Problème, les revenus issus de ce qu’on appelle la catch-up TV, ou télé de rattrapage, sont loin d’atteindre ceux de la télé traditionnelle. "Quand vous prenez une série télé sur TF1, que vous additionnez le nombre de téléspectateurs en temps réel et le nombre de spectateurs en replay, on est sur une consommation globale de ce que TF1 faisait il y a quelques années, quand la TNT n’existait pas et la catch-up non plus. Mais globalement, la perte est quand même significative entre ce que rapporte un téléspectateur sur TF1 à 20h50 et ce qu’il va rapporter en regardant la même chose sur MYTF1 deux jours après. D’où les discussions entamées par TF1 et M6 avec les opérateurs télécom et avec Canal pour essayer de récupérer du chiffre d’affaires additionnel", assure Florence Le Borgne.
"Les gens ont besoin qu’on leur raconte des histoires dans lesquelles ils peuvent s’identifier"
Le paradoxe, c’est que "le contenu télé est encore pertinent, c’est juste qu’on le consomme différemment", assure-t-elle. Pour les chaînes de télévision traditionnelles, les retransmissions sportives en direct ou les émissions interactives où le téléspectateur a un rôle à jouer, du type The Voice, sont deux grosses cartes à jouer. Ce qui fait dire à Florence Le Borgne qu’elle "croit assez peu à un scénario dans lequel la télévision linéaire disparaîtrait complètement". En revanche, les grands acteurs du secteur devront sans doute trouver un moyen de mutualiser les coûts de production voire leurs contenus à plus ou moins court terme.

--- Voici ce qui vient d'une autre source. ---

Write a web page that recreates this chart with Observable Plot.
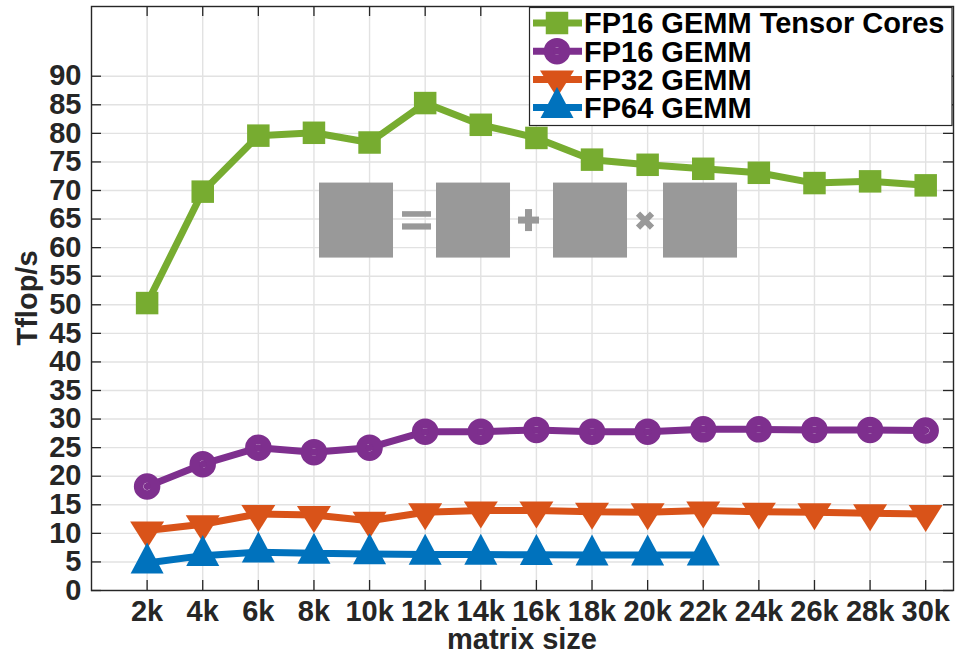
<!DOCTYPE html>
<html><head><meta charset="utf-8">
<script src="https://cdn.jsdelivr.net/npm/d3@7"></script>
<script src="https://cdn.jsdelivr.net/npm/@observablehq/plot@0.6"></script>
<style>html,body{margin:0;padding:0;background:#fff;}</style>
</head><body><div id="chart"></div>
<script>
// ---- data ----
const matrixSizes = [2,4,6,8,10,12,14,16,18,20,22,24,26,28,30]; // in k
const xTicks = [2,4,6,8,10,12,14,16,18,20,22,24,26,28,30];
const xTickLabels = ["2k","4k","6k","8k","10k","12k","14k","16k","18k","20k","22k","24k","26k","28k","30k"];
const yTicks = [0,5,10,15,20,25,30,35,40,45,50,55,60,65,70,75,80,85,90];
const seriesNames = ["FP16 GEMM Tensor Cores","FP16 GEMM","FP32 GEMM","FP64 GEMM"];
const fp16TensorCores = [50.3,69.8,79.6,80.1,78.4,85.3,81.5,79.2,75.4,74.5,73.8,73.1,71.3,71.6,70.9];
const fp16Gemm = [18.2,22.1,25.0,24.2,25.0,27.8,27.8,28.1,27.8,27.8,28.2,28.2,28.1,28.1,28.0];
const fp32Gemm = [10.5,11.6,13.4,13.2,12.2,13.7,14.0,14.0,13.8,13.7,14.0,13.8,13.7,13.5,13.4];
const fp64Gemm = [4.8,6.1,6.7,6.5,6.4,6.3,6.3,6.25,6.2,6.2,6.2];
const xLabel = "matrix size";
const yLabel = "Tflop/s";

// ---- styles ----
const colors = ["#77AC30","#7E2F8E","#D95319","#0072BD"];
const seriesValues = [fp16TensorCores, fp16Gemm, fp32Gemm, fp64Gemm];

function rectSym(w,h){return {draw(ctx){ctx.moveTo(-w/2,-h/2);ctx.lineTo(w/2,-h/2);ctx.lineTo(w/2,h/2);ctx.lineTo(-w/2,h/2);ctx.closePath();}};}
function triUp(w,h){return {draw(ctx){ctx.moveTo(0,-2*h/3);ctx.lineTo(w/2,h/3);ctx.lineTo(-w/2,h/3);ctx.closePath();}};}
function triDown(w,h){return {draw(ctx){ctx.moveTo(0,2*h/3);ctx.lineTo(w/2,-h/3);ctx.lineTo(-w/2,-h/3);ctx.closePath();}};}
function circSym(r){return {draw(ctx){ctx.moveTo(r,0);ctx.arc(0,0,r,0,2*Math.PI);}};}

const markerStyles = [
  {symbol: rectSym(22.5,22.5), fill: colors[0], stroke: "none", strokeWidth: 0},
  {symbol: circSym(8.5), fill: "none", stroke: colors[1], strokeWidth: 9.5},
  {symbol: triDown(34,27), fill: colors[2], stroke: "none", strokeWidth: 0},
  {symbol: triUp(33,31), fill: colors[3], stroke: "none", strokeWidth: 0}
];

const W = 958, H = 655;
const mL = 91, mR = 5, mT = 6, mB = 65;
const innerW = W - mL - mR, innerH = H - mT - mB;
const font = "'Liberation Sans', Arial, Helvetica, sans-serif";

const seriesMarks = [];
seriesNames.forEach((name, i) => {
  const rows = seriesValues[i].map((v, j) => ({series: name, x: matrixSizes[j], y: v}));
  seriesMarks.push(Plot.line(rows, {x: "x", y: "y", stroke: colors[i], strokeWidth: 7, strokeLinejoin: "miter"}));
  const m = markerStyles[i];
  seriesMarks.push(Plot.dot(rows, {x: "x", y: "y", symbol: () => m.symbol, r: 10, fill: m.fill, stroke: m.stroke, strokeWidth: m.strokeWidth}));
});

const plot = Plot.plot({
  width: W, height: H,
  marginLeft: mL, marginRight: mR, marginTop: mT, marginBottom: mB,
  style: {background: "white", fontFamily: font, fontWeight: "bold", fontSize: "29px", color: "#262626"},
  x: {domain: [0, 31], ticks: xTicks, tickFormat: (d) => xTickLabels[xTicks.indexOf(d)], tickSize: 0, tickPadding: 10, label: null},
  y: {domain: [0, 102.2], ticks: yTicks, tickSize: 0, tickPadding: 10, label: null},
  symbol: {type: "identity"},
  marks: [
    Plot.ruleX(xTicks, {x: d => d, stroke: "#e2e2e2", strokeWidth: 1.4}),
    Plot.ruleY(yTicks, {y: d => d, stroke: "#e2e2e2", strokeWidth: 1.4}),
    Plot.tickX(xTicks, {x: d => d, insetTop: innerH - 10, stroke: "#262626", strokeWidth: 1.3}),
    Plot.tickX(xTicks, {x: d => d, insetBottom: innerH - 10, stroke: "#262626", strokeWidth: 1.3}),
    Plot.tickY(yTicks, {y: d => d, insetRight: innerW - 10, stroke: "#262626", strokeWidth: 1.3}),
    Plot.tickY(yTicks, {y: d => d, insetLeft: innerW - 10, stroke: "#262626", strokeWidth: 1.3}),
    Plot.frame({stroke: "#262626", strokeWidth: 1.4}),
    ...seriesMarks
  ]
});
document.getElementById("chart").appendChild(plot);

const svg = d3.select(plot);
const sx = plot.scale("x"), sy = plot.scale("y");

// ---- GEMM icon (C = C + A x B) anchored in data space ----
const iconAnchor = {x: 8.2, y: 71.3};
const ox = sx.apply(iconAnchor.x), oy = sy.apply(iconAnchor.y);
const icon = svg.append("g").attr("transform", `translate(${ox},${oy})`).attr("fill", "#999999");
[0, 117, 234, 344].forEach(dx => icon.append("rect").attr("x", dx).attr("y", 0).attr("width", 74).attr("height", 75));
icon.append("rect").attr("x", 83).attr("y", 28.6).attr("width", 29).attr("height", 5.6);
icon.append("rect").attr("x", 83).attr("y", 40.8).attr("width", 29).attr("height", 6.2);
icon.append("rect").attr("x", 199).attr("y", 34).attr("width", 21).attr("height", 7);
icon.append("rect").attr("x", 206).attr("y", 26.5).attr("width", 7).attr("height", 22);
icon.append("path").attr("d", "M319,31L333,45M333,31L319,45").attr("stroke", "#999999").attr("stroke-width", 6).attr("fill", "none");

// ---- axis titles ----
svg.append("text").attr("x", mL + innerW / 2).attr("y", 649).attr("text-anchor", "middle")
  .attr("font-family", font).attr("font-weight", "bold").attr("font-size", 29).attr("fill", "#262626").text(xLabel);
svg.append("text").attr("transform", `translate(37,${mT + innerH / 2}) rotate(-90)`).attr("text-anchor", "middle")
  .attr("font-family", font).attr("font-weight", "bold").attr("font-size", 29).attr("fill", "#262626").text(yLabel);

// ---- legend ----
const lg = svg.append("g");
lg.append("rect").attr("x", 529.5).attr("y", 7.5).attr("width", 422.5).attr("height", 118).attr("fill", "white").attr("stroke", "#262626").attr("stroke-width", 1.2);
seriesNames.forEach((name, i) => {
  const cy = 23 + i * 28.2;
  lg.append("line").attr("x1", 533).attr("x2", 582).attr("y1", cy).attr("y2", cy).attr("stroke", colors[i]).attr("stroke-width", 7);
  const m = markerStyles[i];
  lg.append("path").attr("transform", `translate(557,${cy})`).attr("d", d3.symbol(m.symbol, 1)())
    .attr("fill", m.fill).attr("stroke", m.stroke).attr("stroke-width", m.strokeWidth);
  lg.append("text").attr("x", 584).attr("y", cy).attr("dy", "0.36em").attr("text-anchor", "start")
    .attr("font-family", font).attr("font-weight", "bold")
    .attr("font-size", 29).attr("fill", "black").text(name);
});
</script></body></html>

Suffisant pour éloigner la concurrence d’acteurs de dimensions mondiales comme Netflix et Amazon? Peut-être, parce que les productions de séries nationales continuent de leur côté de squatter la première place des classements d'audiences, et à travers toute l’Europe. C’est même vrai pour la France, un pays où les séries américaines ont longtemps fait la loi.
"Netflix a fait Marseille, mais ils sont très loin de pouvoir proposer une offre franco-française extrêmement large. Or, les gens ont besoin qu’on leur raconte des histoires dans lesquelles ils peuvent s’identifier, où ils retrouvent des codes culturels qu’ils connaissent", conclut Florence Le Borgne.